Its proposals would complement the growing community campus in the shadows of Goodison Park and the £10m investment already made by the club to convert derelict buildings intro thriving community assets. This includes the Everton Free School and Football College, The People’s Hub, the Blue Base and the soon-to-be built mental health drop-in centre The People’s Place.

St Luke’s Church is home to the Everton memorial garden and is a well-known stop for supporters before the match, as they visit The Everton Heritage Society and enjoy ‘Teas for Fans’.

Everton stepped in with a team of volunteers when St Luke’s were unable to continue to staff ‘Teas for Fans’, and the club also contributed to electrical repairs to ensure the space could still be used.

Rev Frank Cain, vicar at St Luke the Evangelist Church, highlighted the “warm” relationship between the church and Everton, which he would like to see continue after the stadium move as his parishioners and Everton in the Community share common goals to serve the area.

Rev Cain praises the “sensitivity” of the club in developing its “ambitious” legacy plans, and for its objectives of tacking inequality and poverty.

Dave Kelly, who co-founded Fans Supporting Foodbanks is confident that the club’s link to L4 and the fans’ involvement with Fans Supporting Foodbanks will remain strong. He said: “I think the whole project down at Bramley-Moore and within L4, I don’t see as a move or with it being two separate entities”.

Simon Huthwaite, operations manager at St Andrew’s Community Network, says that while the stadium will be missed, “there is a great opportunity for a lot of positivity to come out of the stadium move”.

He adds: “There may be new opportunities for a collection of food, and I think there is an element of education in there.
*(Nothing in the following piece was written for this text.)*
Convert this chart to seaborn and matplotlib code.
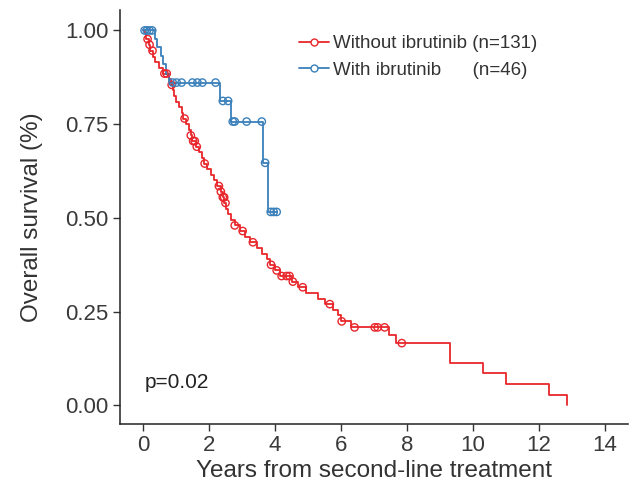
import numpy as np
import pandas as pd
import matplotlib
matplotlib.use("Agg")
import matplotlib.pyplot as plt
from matplotlib.lines import Line2D
import seaborn as sns

# ---- data ----
groups = ["Without ibrutinib", "With ibrutinib"]
legend_labels = ["Without ibrutinib (n=131)", "With ibrutinib      (n=46)"]

red_event_times = [0.05, 0.1, 0.17, 0.22, 0.3, 0.38, 0.5, 0.62, 0.78, 0.85, 0.9, 0.95,
                   1.0, 1.1, 1.17, 1.22, 1.3, 1.38, 1.45, 1.5, 1.6, 1.7, 1.78, 1.85,
                   1.95, 2.05, 2.15, 2.25, 2.35, 2.42, 2.47, 2.52, 2.58, 2.68, 2.78,
                   2.95, 3.1, 3.25, 3.45, 3.6, 3.75, 3.85, 4.0, 4.15, 4.5, 4.7, 4.95,
                   5.3, 5.5, 5.75, 5.9, 6.0, 6.3, 7.45, 7.65, 9.3, 10.3, 11.0, 12.3, 12.83]
red_surv = [0.992, 0.977, 0.962, 0.946, 0.93, 0.915, 0.9, 0.885, 0.87, 0.855, 0.84, 0.825,
            0.81, 0.795, 0.78, 0.765, 0.75, 0.735, 0.72, 0.705, 0.69, 0.675, 0.66, 0.645,
            0.63, 0.615, 0.6, 0.585, 0.57, 0.555, 0.54, 0.525, 0.51, 0.495, 0.48,
            0.465, 0.45, 0.435, 0.42, 0.405, 0.39, 0.375, 0.36, 0.345, 0.33, 0.315, 0.3,
            0.285, 0.27, 0.255, 0.24, 0.224, 0.208, 0.188, 0.166, 0.112, 0.086, 0.056, 0.027, 0.0]
red_censor = [0.14, 0.2, 0.29, 0.65, 0.72, 0.87, 1.26, 1.45, 1.52, 1.57, 1.63, 1.87,
              2.3, 2.36, 2.42, 2.46, 2.5, 2.78, 3.02, 3.33, 3.88, 4.05, 4.2, 4.35,
              4.44, 4.54, 4.84, 5.66, 6.02, 6.41, 7.02, 7.11, 7.32, 7.84]

blue_event_times = [0.38, 0.42, 0.55, 0.62, 0.7, 0.8, 2.33, 2.66, 3.65, 3.78]
blue_surv = [0.978, 0.956, 0.933, 0.911, 0.885, 0.861, 0.812, 0.757, 0.647, 0.516]
blue_censor = [0.05, 0.12, 0.2, 0.28, 0.9, 1.02, 1.17, 1.5, 1.65, 1.8, 2.2,
               2.42, 2.58, 2.72, 2.78, 3.14, 3.6, 3.7, 3.87, 3.96, 4.05]
blue_end = 4.05

p_text = "p=0.02"
x_ticks = [0, 2, 4, 6, 8, 10, 12, 14]
y_ticks = [0.0, 0.25, 0.5, 0.75, 1.0]
y_ticklabels = ["0.00", "0.25", "0.50", "0.75", "1.00"]

colors = {"Without ibrutinib": "#E8262B", "With ibrutinib": "#3A80BA"}


def build_curve(times, surv, end):
    t = [0.0] + list(times)
    s = [1.0] + list(surv)
    if end is not None and end > t[-1]:
        t.append(end)
        s.append(s[-1])
    return t, s


def surv_at(times, surv, q):
    t = np.array([0.0] + list(times))
    s = np.array([1.0] + list(surv))
    idx = np.searchsorted(t, np.asarray(q), side="right") - 1
    return s[idx]


rt, rs = build_curve(red_event_times, red_surv, None)
bt, bs = build_curve(blue_event_times, blue_surv, blue_end)

curve_df = pd.concat([
    pd.DataFrame({"time": rt, "surv": rs, "group": groups[0]}),
    pd.DataFrame({"time": bt, "surv": bs, "group": groups[1]}),
], ignore_index=True)

cens_df = pd.concat([
    pd.DataFrame({"time": red_censor, "surv": surv_at(red_event_times, red_surv, red_censor),
                  "group": groups[0]}),
    pd.DataFrame({"time": blue_censor, "surv": surv_at(blue_event_times, blue_surv, blue_censor),
                  "group": groups[1]}),
], ignore_index=True)

sns.set_theme(style="ticks")
plt.rcParams["font.family"] = ["Liberation Sans", "DejaVu Sans"]

fig = plt.figure(figsize=(6.34, 4.92), dpi=100)
ax = fig.add_axes([0.189, 0.138, 0.802, 0.842])

sns.lineplot(data=curve_df, x="time", y="surv", hue="group", palette=colors,
             estimator=None, sort=False, drawstyle="steps-post", linewidth=1.3,
             legend=False, ax=ax)
for g in groups:
    sub = cens_df[cens_df["group"] == g]
    ax.scatter(sub["time"], sub["surv"], s=28, facecolors="none",
               edgecolors=colors[g], linewidths=1.0, zorder=3)

ax.set_xlim(-0.7, 14.7)
ax.set_ylim(-0.05, 1.055)
ax.set_xticks(x_ticks)
ax.set_yticks(y_ticks)
ax.set_yticklabels(y_ticklabels)
ax.tick_params(axis="both", labelsize=16, colors="#333333", length=5, width=1,
               labelcolor="#3a3a3a", pad=3)
ax.set_xlabel("Years from second-line treatment", fontsize=17.5, color="#333333",
              labelpad=3)
ax.set_ylabel("Overall survival (%)", fontsize=17.5, color="#333333", labelpad=16)
for sp in ["left", "bottom"]:
    ax.spines[sp].set_color("#222222")
    ax.spines[sp].set_linewidth(1.1)
sns.despine(ax=ax)

ax.text(0.05, 0.06, p_text, fontsize=15, color="#222222", va="center", ha="left")

handles = [Line2D([0], [0], color=colors[g], lw=1.3, marker="o", markersize=5,
                  markerfacecolor="white", markeredgecolor=colors[g]) for g in groups]
ax.legend(handles, legend_labels, loc="upper left", bbox_to_anchor=(0.32, 0.98),
          frameon=False, fontsize=13.5, handlelength=1.6, handletextpad=0.2,
          labelspacing=0.5, labelcolor="#333333")

fig.savefig("out.png", dpi=100)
We do a lot of money education, and I think there’s definite opportunities to work together closely in that space going forward.”

Ryan Hardy, youth development worker at Positive Futures, says that over the last two years, Everton in the Community and Positive Futures have become close companions – and he has high hopes for what the two can do together as part of the Goodison Legacy.

He says that while some of the young people he works with expressed worry at the stadium moving, having seen the plans, “I think all the worries and fears that they have about the club moving will go because they can see what’s going to be left.”

Stephen Power is elder/church leader at Spellow Lane Evangelical Church and is also a Chaplain for Everton Free School. Everton in the Community have supported Spellow Lane Church’s groups with craft activities and meeting spaces, and the church has even hosted some services at The People’s Hub.

Stephen says that while there may be an initial short-term economic impact in L4 during the redevelopment period, there is “the potential and possibilities for the area to grow, to grow economically, to grow with an educational programme, to grow with relationships…and to grow by encouraging people from outside the area to come into the area”.

Everton FC
Everton FC’s Legacy Project includes housing and community business space


Bradleigh Jones, head of memberships, PR and Communications for The Community Shop based on County Road says that he is “certain” the Goodison Legacy Project will “open up new, more interesting ways” that Everton in the Community and The Community Shop “can partner up together to make a difference”.

Community Shop member Vicky Hopkins says the legacy will help build a stronger community and that she is excited about the green space within the Goodison Legacy vision, adding: “The green space idea is fantastic,” and that a new green area will “rekindle that connection” between nature and the community.

Clare Lamontagne, deputy principal at Everton Free School discusses how her pupils have been involved in the Goodison Legacy consultation. She said: “We had an open discussion with the students, and the young people came up with ideas.

“When we look at our outreach programmes, and we take children out, they were looking at why do we have to go out into other places to access these sort of activities, why can’t they be within our community, on our doorstep.”

Richard Cronin, principal, Everton Free School, said: “Statistically when you look at the area in terms of literacy levels, outcomes in terms of GCSE, and people progressing to higher education, if you look at life expectancy, involvement in criminal activity, all of the statistics are flashing red, and there is a real opportunity here from the educational side to engage young people, to give them hope and to direct them in different pathways – and it’s critical to the area.”